Other: Experimentation with Semantics
For interest, I attempted to change the code of this project: https://github.com/diyiy/Wiki_Semantic_Intention, "Identifying Edit Intentions from Revisions in Wikipedia" to also be able to predict the edit intention for French article edits. This was not successful as the code always returns "1" for "fact-update" for all edits. However, for anyone with a possible interest in this, I will provide the folder with the changed code. https://drive.google.com/drive/folders/1zxwe7FbsY0_bEmQhEd2gaTjmk_kHfOUU?usp=sharing
- Additional work could be done to more rigoursly find patterns that are common for translated articles. A better method/algorithm would be helpful to match the English titles to French titles or to overall come up with a more coherent framework for defining a successful translation.

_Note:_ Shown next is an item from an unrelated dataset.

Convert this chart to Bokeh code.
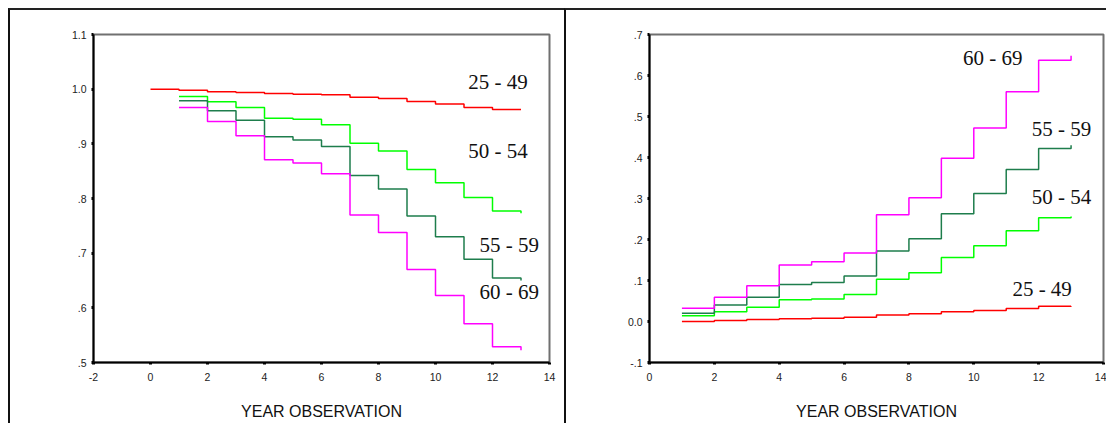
from bokeh.plotting import figure
from bokeh.layouts import row
from bokeh.models import FixedTicker, Label
from bokeh.embed import file_html
from bokeh.resources import INLINE

# ---------------- data ----------------
groups = ["25 - 49", "50 - 54", "55 - 59", "60 - 69"]
colors = ["#ff0000", "#00ff00", "#1e7d4c", "#ff00ff"]

# Left panel: cumulative survival
surv_t_25 = [0, 1, 2, 3, 4, 5, 6, 7, 8, 9, 10, 11, 12, 13]
surv_25 = [1.0, 0.998, 0.9955, 0.9937, 0.992, 0.9905, 0.990, 0.985, 0.983, 0.9775, 0.973, 0.9665, 0.963, 0.963]
surv_t = [1, 2, 3, 4, 5, 6, 7, 8, 9, 10, 11, 12, 13]
surv_50 = [0.9866, 0.977, 0.9665, 0.947, 0.945, 0.935, 0.901, 0.887, 0.853, 0.829, 0.802, 0.777, 0.773]
surv_55 = [0.9787, 0.9605, 0.943, 0.913, 0.907, 0.895, 0.842, 0.8175, 0.768, 0.730, 0.689, 0.6545, 0.650]
surv_60 = [0.9665, 0.941, 0.915, 0.871, 0.865, 0.8455, 0.770, 0.738, 0.670, 0.6225, 0.571, 0.529, 0.5225]

# Right panel: cumulative hazard
haz_t = [1, 2, 3, 4, 5, 6, 7, 8, 9, 10, 11, 12, 13]
haz_25 = [0.0, 0.0025, 0.005, 0.007, 0.008, 0.0105, 0.016, 0.0187, 0.024, 0.027, 0.032, 0.037, 0.038]
haz_50 = [0.0138, 0.0235, 0.035, 0.053, 0.055, 0.066, 0.103, 0.119, 0.156, 0.185, 0.2215, 0.253, 0.256]
haz_55 = [0.020, 0.040, 0.059, 0.090, 0.095, 0.111, 0.172, 0.202, 0.263, 0.3125, 0.371, 0.422, 0.430]
haz_60 = [0.0325, 0.059, 0.087, 0.138, 0.146, 0.167, 0.2605, 0.302, 0.398, 0.472, 0.5606, 0.637, 0.648]

# tick labels
left_xticks = [-2, 0, 2, 4, 6, 8, 10, 12, 14]
left_yticks = [0.5, 0.6, 0.7, 0.8, 0.9, 1.0, 1.1]
left_ylabels = [".5", ".6", ".7", ".8", ".9", "1.0", "1.1"]
right_xticks = [0, 2, 4, 6, 8, 10, 12, 14]
right_yticks = [-0.1, 0.0, 0.1, 0.2, 0.3, 0.4, 0.5, 0.6, 0.7]
right_ylabels = ["-.1", "0.0", ".1", ".2", ".3", ".4", ".5", ".6", ".7"]
x_title = "YEAR OBSERVATION"

# label anchor positions (data coords), one per group
left_label_pos = [(11.15, 1.0127), (11.15, 0.8867), (11.54, 0.7157), (11.54, 0.6297)]
right_label_pos = [(11.19, 0.079), (11.79, 0.303), (11.79, 0.470), (9.67, 0.6415)]


def style(p, xticks, yticks, ylabels):
    p.xaxis.ticker = FixedTicker(ticks=xticks)
    p.yaxis.ticker = FixedTicker(ticks=yticks)
    p.yaxis.major_label_overrides = {t: l for t, l in zip(yticks, ylabels)}
    p.xaxis.major_label_overrides = {t: str(t) for t in xticks}
    for ax in (p.xaxis[0], p.yaxis[0]):
        ax.axis_line_color = "black"
        ax.axis_line_width = 2
        ax.major_tick_line_color = "black"
        ax.major_tick_line_width = 3
        ax.major_tick_in = 0
        ax.major_tick_out = 2
        ax.minor_tick_line_color = None
        ax.major_label_text_font = "Liberation Sans"
        ax.major_label_text_font_size = "10.5px"
        ax.major_label_text_color = "#222222"
    p.xaxis.major_label_standoff = 8
    p.yaxis.major_label_standoff = 5
    p.xaxis.axis_label = x_title
    p.xaxis.axis_label_text_font = "Liberation Sans"
    p.xaxis.axis_label_text_font_size = "16px"
    p.xaxis.axis_label_text_font_style = "normal"
    p.xaxis.axis_label_text_color = "#111111"
    p.xaxis.axis_label_standoff = 19
    p.xgrid.visible = False
    p.ygrid.visible = False
    p.outline_line_color = "#707070"
    p.outline_line_width = 2
    p.background_fill_color = "white"
    p.border_fill_color = "white"


def add_label(p, x, y, text):
    p.add_layout(Label(x=x, y=y, text=text, text_font="Liberation Serif",
                       text_font_size="21px", text_color="#111111",
                       text_baseline="alphabetic", text_align="left"))


# ---------------- left panel ----------------
p1 = figure(width=556, height=415, x_range=(-2, 14), y_range=(0.5, 1.1),
            output_backend="svg", toolbar_location=None,
            min_border_left=83, min_border_right=17, min_border_top=24, min_border_bottom=63)
style(p1, left_xticks, left_yticks, left_ylabels)
p1.step(surv_t_25, surv_25, mode="after", line_color=colors[0], line_width=1.5)
for ys, c in zip([surv_50, surv_55, surv_60], colors[1:]):
    p1.step(surv_t, ys, mode="after", line_color=c, line_width=1.5)
for (x, y), g in zip(left_label_pos, groups):
    add_label(p1, x, y, g)
p1.styles = {"border-left": "2px solid #111", "border-top": "2px solid #222"}

# ---------------- right panel ----------------
p2 = figure(width=542, height=415, x_range=(0, 14), y_range=(-0.1, 0.7),
            output_backend="svg", toolbar_location=None,
            min_border_left=83, min_border_right=5, min_border_top=24, min_border_bottom=63)
style(p2, right_xticks, right_yticks, right_ylabels)
for ys, c in zip([haz_25, haz_50, haz_55, haz_60], colors):
    p2.step(haz_t, ys, mode="after", line_color=c, line_width=1.5)
for (x, y), g in zip(right_label_pos, groups):
    add_label(p2, x, y, g)
p2.styles = {"border-left": "2px solid #111", "border-top": "2px solid #222"}

layout = row(p1, p2, margin=(8, 0, 0, 8))
open("out.html", "w").write(file_html(layout, INLINE))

- Exploration on the articles that were found to be organized differently or being of a higher quality than the source article. I could not find enough such articles to extrapolate any reasons, for they came from a variety of content backgrounds, e.g. autobiography and geography. I considered such articles to be outliers, but they may be more common.
- It would be interesting to see what articles are translated into other languages without the CX tool.
- Laxstrom, Niklas; P. Giner; S. Thottingal (Jun 2015). "Content Translation: Computer-Assisted Translation Tool for Wikipedia Articles". ArXiv.1506.01914.